Harmony
This is the three-showers-before-six-in-the-afternoon time of year. The aforementioned is a compound adjective. I think they’re playful, whimsical and light. But I’m serious.
I met a couple tree service guys with a truckload of wood chips just in time. Yesterday three men helped me to upright the pergola that had fallen the night before. None of us master craftsmen. Hell, none of us are even skilled in knowing much about gravity other than standing. More wood. More screws. That’s the refrain I knew.
Before this I stopped to see what might need to be done at the lot on Needle Street. The fig tree I planted years ago had been stripped and sawed back. The neighbor to the right threw limbs of the fig and limbs of Chinese tallow that landed on the guava and ice cream bean.
I don’t like to tell other people what to do. Well…yes, I do, but I know the futility of doing so.
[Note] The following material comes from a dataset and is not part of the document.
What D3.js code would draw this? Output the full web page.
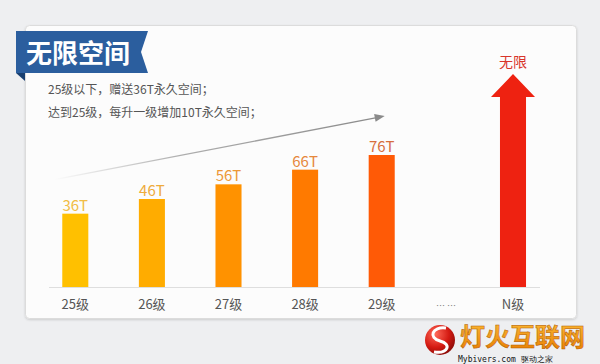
<!DOCTYPE html>
<html>
<head>
    <meta charset="utf-8">
    <style>
        body { margin: 0; background: #eeeff1; }
        svg { display: block; font-family: "Noto Sans CJK SC", "Noto Sans", sans-serif; }
        .cat text { font-size: 13px; fill: #555; text-anchor: middle; }
        .val { font-size: 15px; text-anchor: middle; }
        .note { font-size: 12px; fill: #555; }
    </style>
    <script src="https://d3js.org/d3.v7.min.js"></script>
</head>
<body>
    <svg width="600" height="364"></svg>
    <script>
    // data
    var levels = ["25级", "26级", "27级", "28级", "29级"];
    var space = [36, 46, 56, 66, 76];
    var spaceLabels = ["36T", "46T", "56T", "66T", "76T"];
    var barColors = ["#ffc000", "#ffac00", "#ff9200", "#ff7a00", "#ff5a06"];
    var labelColors = ["#f1bd45", "#eeab3b", "#ec9838", "#e6883c", "#d76e3e"];
    var tailCats = ["… …", "N级"];
    var tailLabel = "无限";
    var title = "无限空间";
    var notes = ["25级以下，赠送36T永久空间；", "达到25级，每升一级增加10T永久空间；"];

    var svg = d3.select("svg");
    var baseY = 287;

    var defs = svg.append("defs");
    var f = defs.append("filter").attr("id", "sh").attr("x", "-5%").attr("y", "-5%")
        .attr("width", "110%").attr("height", "110%");
    f.append("feDropShadow").attr("dx", 0).attr("dy", 1).attr("stdDeviation", 1.2)
        .attr("flood-color", "#000").attr("flood-opacity", 0.15);

    var lg = defs.append("linearGradient").attr("id", "trend")
        .attr("x1", 0).attr("x2", 1).attr("y1", 0).attr("y2", 0);
    lg.append("stop").attr("offset", "0%").attr("stop-color", "#999").attr("stop-opacity", 0);
    lg.append("stop").attr("offset", "40%").attr("stop-color", "#999").attr("stop-opacity", 0.8);
    lg.append("stop").attr("offset", "100%").attr("stop-color", "#8a8a8a");

    var ball = defs.append("radialGradient").attr("id", "ball")
        .attr("cx", "35%").attr("cy", "30%").attr("r", "75%");
    ball.append("stop").attr("offset", "0%").attr("stop-color", "#ff6a5a");
    ball.append("stop").attr("offset", "60%").attr("stop-color", "#d41a12");
    ball.append("stop").attr("offset", "100%").attr("stop-color", "#8a0c08");

    var wm = defs.append("linearGradient").attr("id", "wm")
        .attr("x1", 0).attr("x2", 0).attr("y1", 0).attr("y2", 1);
    wm.append("stop").attr("offset", "0%").attr("stop-color", "#ffc23a");
    wm.append("stop").attr("offset", "100%").attr("stop-color", "#e67a00");

    // card
    svg.append("rect")
        .attr("x", 25.5).attr("y", 25.5).attr("width", 551).attr("height", 293)
        .attr("rx", 4)
        .attr("fill", "#fcfcfc").attr("stroke", "#dcdcdc")
        .attr("filter", "url(#sh)");

    // title ribbon
    svg.append("path")
        .attr("d", "M16,73 L25,73 L25,81 Z")
        .attr("fill", "#183f70");
    svg.append("path")
        .attr("d", "M16,31 L148,31 L141,52 L148,73 L16,73 Z")
        .attr("fill", "#2b5e9e");
    svg.append("text")
        .attr("x", 26).attr("y", 63)
        .attr("fill", "#fff")
        .style("font-size", "26px").style("font-weight", "bold")
        .text(title);

    svg.selectAll(".note").data(notes).enter().append("text")
        .attr("class", "note")
        .attr("x", 48)
        .attr("y", function(d, i) { return 94 + i * 23; })
        .text(function(d) { return d; });

    // scales
    var x = d3.scaleBand().domain(levels).range([37, 420]).paddingInner(0.66).paddingOuter(0.33);
    var xTail = d3.scalePoint().domain(tailCats).range([446, 513]);
    var y = d3.scaleLinear().domain([-14, 76]).range([baseY, 155]);

    // axis line
    svg.append("line")
        .attr("x1", 49).attr("x2", 540).attr("y1", baseY + 0.5).attr("y2", baseY + 0.5)
        .attr("stroke", "#dedede");

    // trend arrow
    var tx0 = x(levels[0]) - 8, tx1 = x(levels[4]) + 16;
    var ty0 = y(space[0]) - 34, ty1 = y(space[4]) - 39;
    svg.append("line")
        .attr("x1", tx0).attr("y1", ty0).attr("x2", tx1 - 8).attr("y2", ty1 + 1.6)
        .attr("stroke", "url(#trend)").attr("stroke-width", 1.3);
    var ang = Math.atan2(ty1 - ty0, tx1 - tx0) * 180 / Math.PI;
    svg.append("path")
        .attr("d", "M0,0 L-10,-4 L-10,4 Z")
        .attr("fill", "#8a8a8a")
        .attr("transform", "translate(" + tx1 + "," + ty1 + ") rotate(" + ang + ")");

    // bars
    var bw = x.bandwidth();
    svg.selectAll(".bar").data(space).enter().append("rect")
        .attr("class", "bar")
        .attr("x", function(d, i) { return x(levels[i]); })
        .attr("y", function(d) { return y(d); })
        .attr("width", bw)
        .attr("height", function(d) { return baseY - y(d); })
        .attr("fill", function(d, i) { return barColors[i]; });

    svg.selectAll(".val").data(space).enter().append("text")
        .attr("class", "val")
        .attr("x", function(d, i) { return x(levels[i]) + bw / 2; })
        .attr("y", function(d) { return y(d) - 3; })
        .attr("fill", function(d, i) { return labelColors[i]; })
        .text(function(d, i) { return spaceLabels[i]; });

    // category labels
    var cat = svg.append("g").attr("class", "cat");
    cat.selectAll(".lv").data(levels).enter().append("text")
        .attr("x", function(d) { return x(d) + bw / 2; })
        .attr("y", 309)
        .text(function(d) { return d; });
    cat.selectAll(".tl").data(tailCats).enter().append("text")
        .attr("x", function(d) { return xTail(d); })
        .attr("y", 309)
        .style("font-size", function(d, i) { return i === 0 ? "9px" : null; })
        .style("fill", function(d, i) { return i === 0 ? "#777" : null; })
        .text(function(d) { return d; });

    // unlimited arrow
    var ax = xTail("N级");
    var headY = 97, tipY = 74;
    svg.append("path")
        .attr("d", "M" + (ax - bw / 2) + "," + baseY +
                   " L" + (ax - bw / 2) + "," + headY +
                   " L" + (ax - 22) + "," + headY +
                   " L" + ax + "," + tipY +
                   " L" + (ax + 22) + "," + headY +
                   " L" + (ax + bw / 2) + "," + headY +
                   " L" + (ax + bw / 2) + "," + baseY + " Z")
        .attr("fill", "#ee2211");
    svg.append("text")
        .attr("x", ax).attr("y", 67)
        .attr("text-anchor", "middle")
        .attr("fill", "#d8352b")
        .style("font-size", "14px")
        .text(tailLabel);

    // watermark
    svg.append("circle").attr("cx", 440).attr("cy", 340).attr("r", 15).attr("fill", "url(#ball)");
    svg.append("path")
        .attr("d", "M446,328 C432,326 428,338 440,341 C452,344 448,354 434,352")
        .attr("fill", "none").attr("stroke", "#fff").attr("stroke-width", 3);
    svg.append("text")
        .attr("x", 460).attr("y", 346)
        .attr("fill", "url(#wm)")
        .attr("stroke", "#b35a00").attr("stroke-width", 0.5)
        .style("font-size", "25px").style("font-weight", "bold")
        .text("灯火互联网");
    svg.append("text")
        .attr("x", 458).attr("y", 362)
        .attr("fill", "#111")
        .style("font-size", "8px")
        .style("font-family", "DejaVu Sans Mono, monospace")
        .text("Mybivers.com 驱动之家");
    </script>
</body>
</html>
The door of the rental closed. I yelled, “Hey.” Tried to ask who threw this. A man older than me, maybe sixty, holding a forty ounce in a brown paper bag, said, “We just moved in.”
A lady approached. I asked for the landlord’s number. Both said they didn’t know who did it, who threw the things in the lot.
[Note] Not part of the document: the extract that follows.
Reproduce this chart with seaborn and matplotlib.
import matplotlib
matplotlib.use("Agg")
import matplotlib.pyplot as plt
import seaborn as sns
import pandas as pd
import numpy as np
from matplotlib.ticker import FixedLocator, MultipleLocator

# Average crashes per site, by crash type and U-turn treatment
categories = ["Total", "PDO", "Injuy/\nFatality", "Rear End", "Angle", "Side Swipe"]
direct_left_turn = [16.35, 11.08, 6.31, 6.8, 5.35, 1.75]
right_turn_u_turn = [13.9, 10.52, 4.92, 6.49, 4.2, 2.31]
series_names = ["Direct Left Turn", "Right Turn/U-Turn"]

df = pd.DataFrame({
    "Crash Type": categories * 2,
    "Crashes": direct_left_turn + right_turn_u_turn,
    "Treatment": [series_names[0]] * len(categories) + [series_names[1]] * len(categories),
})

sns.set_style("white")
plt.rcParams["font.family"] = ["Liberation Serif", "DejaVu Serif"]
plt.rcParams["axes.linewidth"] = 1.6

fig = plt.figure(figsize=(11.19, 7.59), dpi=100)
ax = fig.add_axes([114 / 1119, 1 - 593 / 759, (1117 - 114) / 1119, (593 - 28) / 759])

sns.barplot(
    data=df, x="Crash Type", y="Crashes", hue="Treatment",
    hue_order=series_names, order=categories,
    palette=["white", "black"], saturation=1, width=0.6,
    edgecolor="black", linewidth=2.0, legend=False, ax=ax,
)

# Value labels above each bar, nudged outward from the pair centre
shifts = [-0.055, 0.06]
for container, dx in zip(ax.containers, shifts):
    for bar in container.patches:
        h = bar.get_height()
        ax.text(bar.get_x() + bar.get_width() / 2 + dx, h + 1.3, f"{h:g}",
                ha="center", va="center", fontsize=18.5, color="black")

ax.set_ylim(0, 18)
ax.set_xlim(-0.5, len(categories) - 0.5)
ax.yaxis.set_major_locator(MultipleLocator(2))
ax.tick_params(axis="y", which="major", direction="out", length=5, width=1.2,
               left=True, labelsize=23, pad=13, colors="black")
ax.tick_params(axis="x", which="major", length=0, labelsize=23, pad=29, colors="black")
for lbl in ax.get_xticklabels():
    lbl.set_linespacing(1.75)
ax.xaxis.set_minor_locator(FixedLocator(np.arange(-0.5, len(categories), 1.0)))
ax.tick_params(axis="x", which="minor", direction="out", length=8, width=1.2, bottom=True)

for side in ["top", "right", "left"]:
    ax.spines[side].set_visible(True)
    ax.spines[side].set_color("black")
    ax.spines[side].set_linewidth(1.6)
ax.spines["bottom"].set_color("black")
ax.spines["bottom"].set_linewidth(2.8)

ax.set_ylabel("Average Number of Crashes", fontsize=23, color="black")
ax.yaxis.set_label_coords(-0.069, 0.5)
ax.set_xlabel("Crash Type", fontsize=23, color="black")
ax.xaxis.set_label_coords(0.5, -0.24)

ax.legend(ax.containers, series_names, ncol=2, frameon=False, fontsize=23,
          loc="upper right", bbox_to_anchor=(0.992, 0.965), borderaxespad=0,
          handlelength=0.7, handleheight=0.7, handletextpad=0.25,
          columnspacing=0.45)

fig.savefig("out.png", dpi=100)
The woman told me, “The landlord said she be around tomorrow.”
“Can I get her number?”
“She said tell you she be around tomorrow.”
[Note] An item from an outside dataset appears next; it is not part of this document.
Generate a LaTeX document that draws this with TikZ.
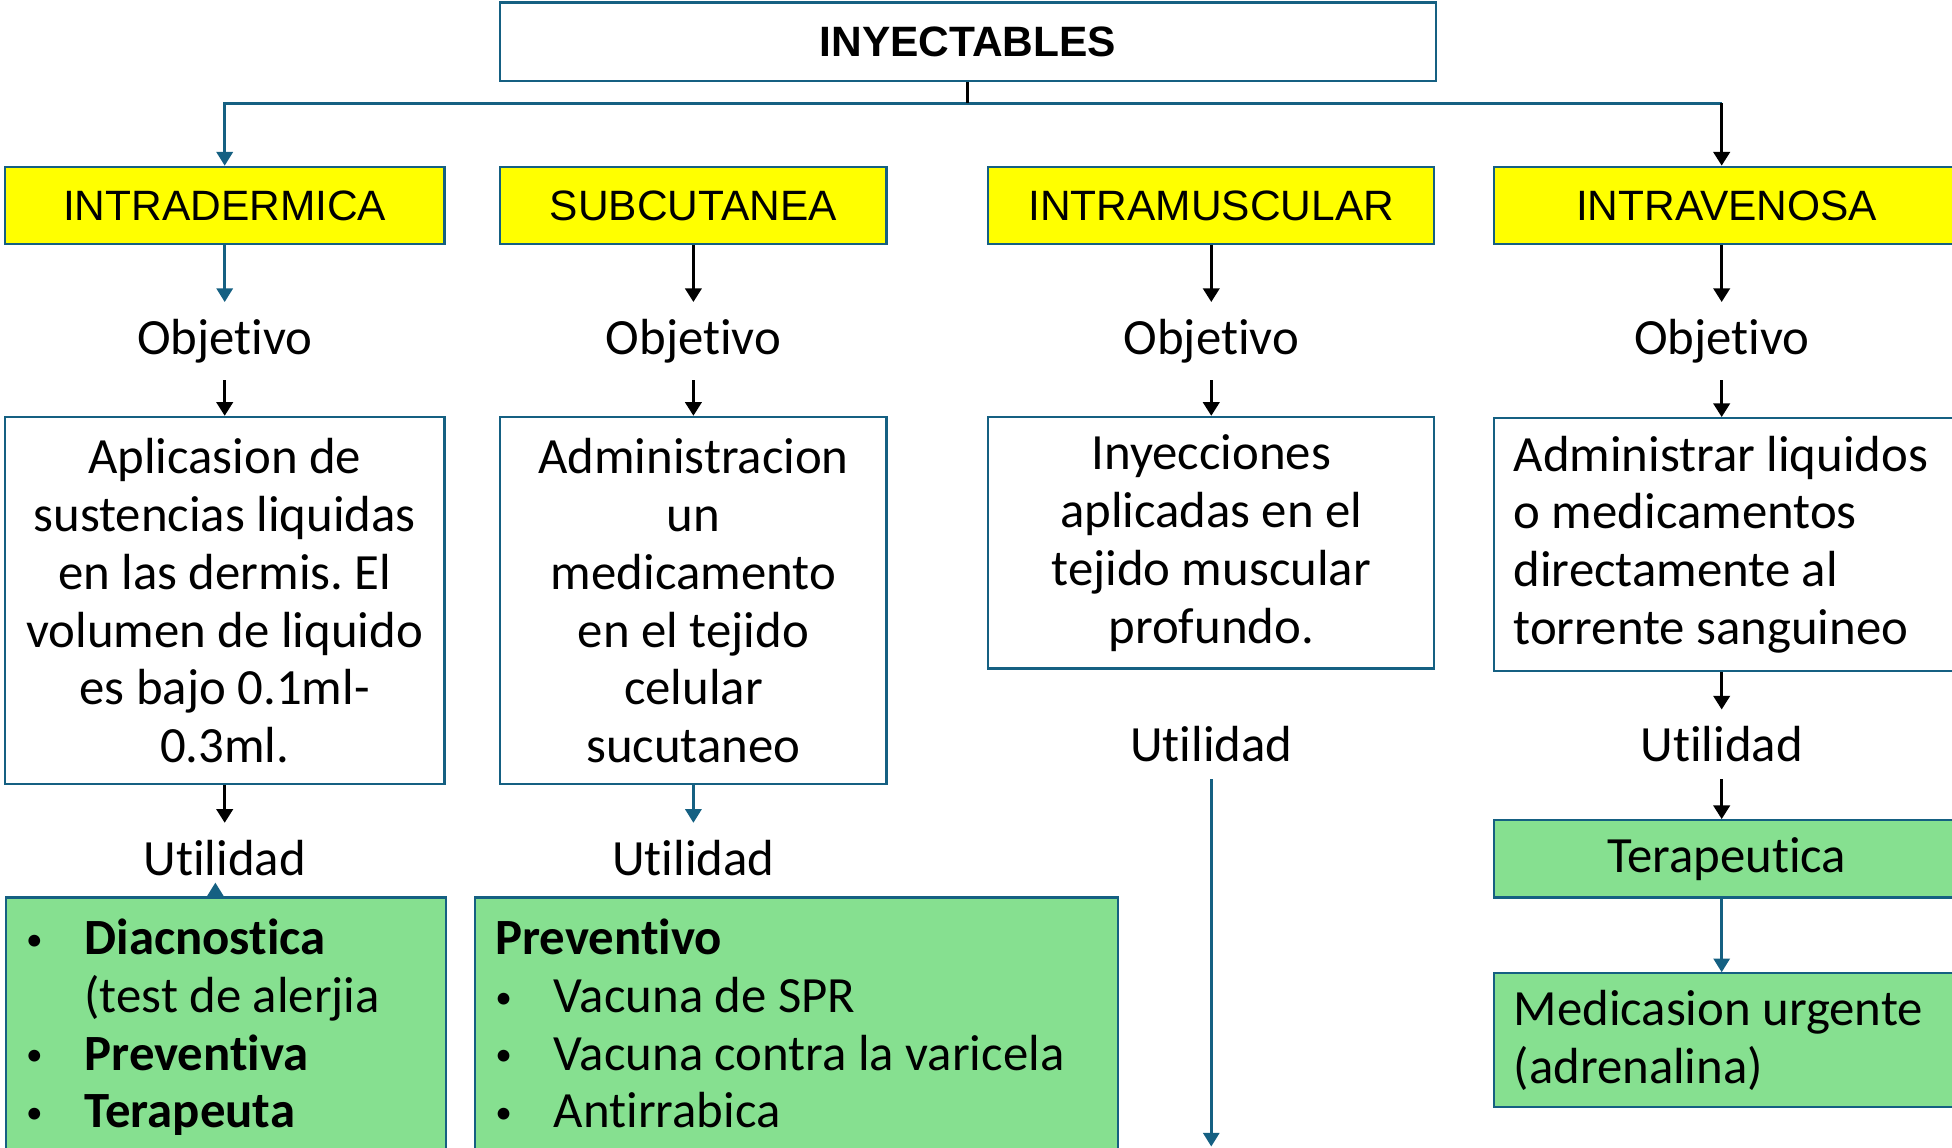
\documentclass[tikz,border=0pt]{standalone}
\usepackage{fontspec}
\setmainfont{Carlito}[Ligatures=CommonOff]
\newfontfamily\arialfont{Liberation Sans}
\usetikzlibrary{arrows.meta}
\frenchspacing

\definecolor{boxblue}{RGB}{21,96,130}
\definecolor{boxyellow}{RGB}{255,255,0}
\definecolor{boxgreen}{RGB}{134,224,144}
\newcommand{\itm}[1]{\makebox[0.47cm][l]{\raisebox{0.08em}{\fontsize{7.6}{8}\selectfont\textbullet}}#1}

\tikzset{
  bodytext/.style={font=\fontsize{11.6}{13.23}\selectfont},
  headbox/.style={draw=boxblue, line width=0.5pt, fill=boxyellow, minimum height=0.62cm, font=\arialfont\fontsize{9.7}{11}\selectfont},
  descbox/.style={draw=boxblue, line width=0.5pt, fill=white, bodytext, align=center},
  greenbox/.style={draw=boxblue, line width=0.5pt, fill=boxgreen, bodytext, inner xsep=0.16cm, inner ysep=0.17cm},
  stagetext/.style={bodytext, inner sep=0.13cm},
  bline/.style={draw=boxblue, line width=0.6pt},
  kline/.style={draw=black, line width=0.75pt}
}

\begin{document}
\begin{tikzpicture}[x=0.01cm, y=-0.01cm, >={Triangle[length=0.11cm,width=0.13cm]}]

    \useasboundingbox (0,0) rectangle (1568,922);
    \clip (0,0) rectangle (1568,922);

	% Title
	\node[draw=boxblue, line width=0.5pt, minimum width=7.51cm, minimum height=0.63cm, font=\arialfont\bfseries\fontsize{9.7}{11}\selectfont] (inyect) at (777.5,33.5) {INYECTABLES};

	% Routes
	\node[headbox, minimum width=3.53cm] (intra) at (180.5,165) {INTRADERMICA};
	\node[headbox, minimum width=3.10cm] (subcu) at (557,165) {SUBCUTANEA};
	\node[headbox, minimum width=3.58cm] (muscu) at (973,165) {INTRAMUSCULAR};
	\node[headbox, minimum width=3.74cm, anchor=west] (veno) at (1199,165) {INTRAVENOSA};

	% Objetivo
	\node[stagetext] (obj1) at (180.5,274) {Objetivo};
	\node[stagetext] (obj2) at (557,274) {Objetivo};
	\node[stagetext] (obj3) at (973,274) {Objetivo};
	\node[stagetext] (obj4) at (1383,274) {Objetivo};

	\node[descbox, minimum width=3.53cm, minimum height=2.95cm] (desc1) at (180.5,482.5) {Aplicasion de\\sustencias liquidas\\en las dermis. El\\volumen de liquido\\es bajo 0.1ml-\\0.3ml.};
	\node[descbox, minimum width=3.10cm, minimum height=2.95cm] (desc2) at (557,482.5) {Administracion\\un\\medicamento\\en el tejido\\celular\\sucutaneo};
	\node[descbox, minimum width=3.58cm, minimum height=2.02cm] (desc3) at (973,436) {Inyecciones\\aplicadas en el\\tejido muscular\\profundo.};
	\node[descbox, align=flush left, text width=3.42cm, inner xsep=0.16cm, minimum height=2.03cm, anchor=west] (desc4) at (1199,437.5) {Administrar liquidos\\o medicamentos\\directamente al\\torrente sanguineo};

	% Utilidad
	\node[stagetext] (util1) at (180.5,689) {Utilidad};
	\node[stagetext] (util2) at (557,689) {Utilidad};
	\node[stagetext] (util3) at (973,598) {Utilidad};
	\node[stagetext] (util4) at (1383,598) {Utilidad};

	\node[greenbox, anchor=north west] (use1) at (4,720) {\parbox[c][2.6cm][t]{3.21cm}{\raggedright
		\itm{\textbf{Diacnostica}}\\
		\hspace*{0.47cm}(test de alerjia\\
		\itm{\textbf{Preventiva}}\\
		\itm{\textbf{Terapeuta}}}};
	\node[greenbox, anchor=north west] (use2) at (381,720) {\parbox[c][2.6cm][t]{4.84cm}{\raggedright
		\textbf{Preventivo}\\
		\itm{Vacuna de SPR}\\
		\itm{Vacuna contra la varicela}\\
		\itm{Antirrabica}}};
	\node[greenbox, anchor=north west, inner ysep=0pt, minimum width=3.74cm, minimum height=0.62cm] (tera) at (1199,658) {Terapeutica};
	\node[greenbox, anchor=north west, inner ysep=0.04cm, align=flush left, text width=3.42cm, minimum height=1.07cm] (medic) at (1199,781) {Medicasion urgente\\(adrenalina)};

	% Branches
	\coordinate (bus) at (777,83);
	\coordinate (busR) at (1383,83);
	\draw[bline, ->] (bus) -| (intra.north);
	\draw[bline] (bus) -- (busR);
	\draw[kline] (inyect.south -| bus) -- (bus);
	\draw[kline, ->] (busR) -- (busR |- veno.north);

	% intradermica
	\draw[bline, ->] (intra) -- (obj1);
	\draw[kline, ->] (obj1) -- (desc1);
	\draw[kline, ->] (desc1) -- (util1);
	\coordinate (tip1) at (173,709);
	\draw[bline, ->] (use1.north -| tip1) -- (tip1);
	% subcutanea
	\draw[kline, ->] (subcu) -- (obj2);
	\draw[kline, ->] (obj2) -- (desc2);
	\draw[bline, ->] (desc2) -- (util2);
	% intramuscular
	\draw[kline, ->] (muscu) -- (obj3);
	\draw[kline, ->] (obj3) -- (desc3);
	\coordinate (down3) at (973,921);
	\draw[bline, ->] (util3) -- (down3);
	% intravenosa
	\draw[kline, ->] (veno.south -| obj4) -- (obj4);
	\draw[kline, ->] (obj4) -- (obj4 |- desc4.north);
	\draw[kline, ->] (desc4.south -| util4) -- (util4);
	\draw[kline, ->] (util4) -- (util4 |- tera.north);
	\draw[bline, ->] (tera.south -| util4) -- (util4 |- medic.north);

\end{tikzpicture}
\end{document}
The next morning, this morning, the tree man got a hold of me. He said he had that truckload of wood chips. I was just thinking how if I had the space cleaned up, if it was clear what grew where and why, maybe this wouldn’t have happened. I was thinking the branches could feed and mulch what already grew. Maybe the landlord did me a favor.
On Irk Street, a man weed whacked what was growing down to a half inch. This is where I really find myself wanting to give advice. I want to say that we cannot live well surrounded by death, and killing everything that lives cannot be good for the soul of the killer. Now I, too, use a weed whacker, and I know that doing one thing changes everything.
I wonder whether there might be a way to interest people, whether there might be a walk through, whether people might see that those grasses that come up in clumps are trying to reach down and feed life. Even common ragweed is loved by the sparrows. The bees need the goldenrod. I heard they drive trucks through the neighborhood spraying poison because people are worried about mosquitoes. And I know that that implies that the bees drive trucks, but you know what I mean.
I heard the mayor got in a fight in a bar bathroom.
I have heard and seen many things and cannot say that I have an answer. Especially for those not asking questions. I do have a question. I do wonder why more questions aren’t being asked. I wonder how water became a commodity. I wonder at the difficulty of trying to hunt down nutrients in a grocery store. I wonder how something so simple seems to go unseen.
How can one not know that it is from the soil we come and back to the soil we will go?
This might be too much for 1:11 on a Friday afternoon, so perhaps I’ll make a wish. And my wish is this. So get ready to wiggle your nose or tap your wand or do whatever you do to manifest. My wish is to see those around me create, to see them become whole, mentally, physically and spiritually.
I’ll take what the land gives and show what I know, and find ways, even without rain, to eat what grows, to make tea, to dry, to store, to ask, to share, to know, that even anger can be broken down and made into a space where a seed can be planted.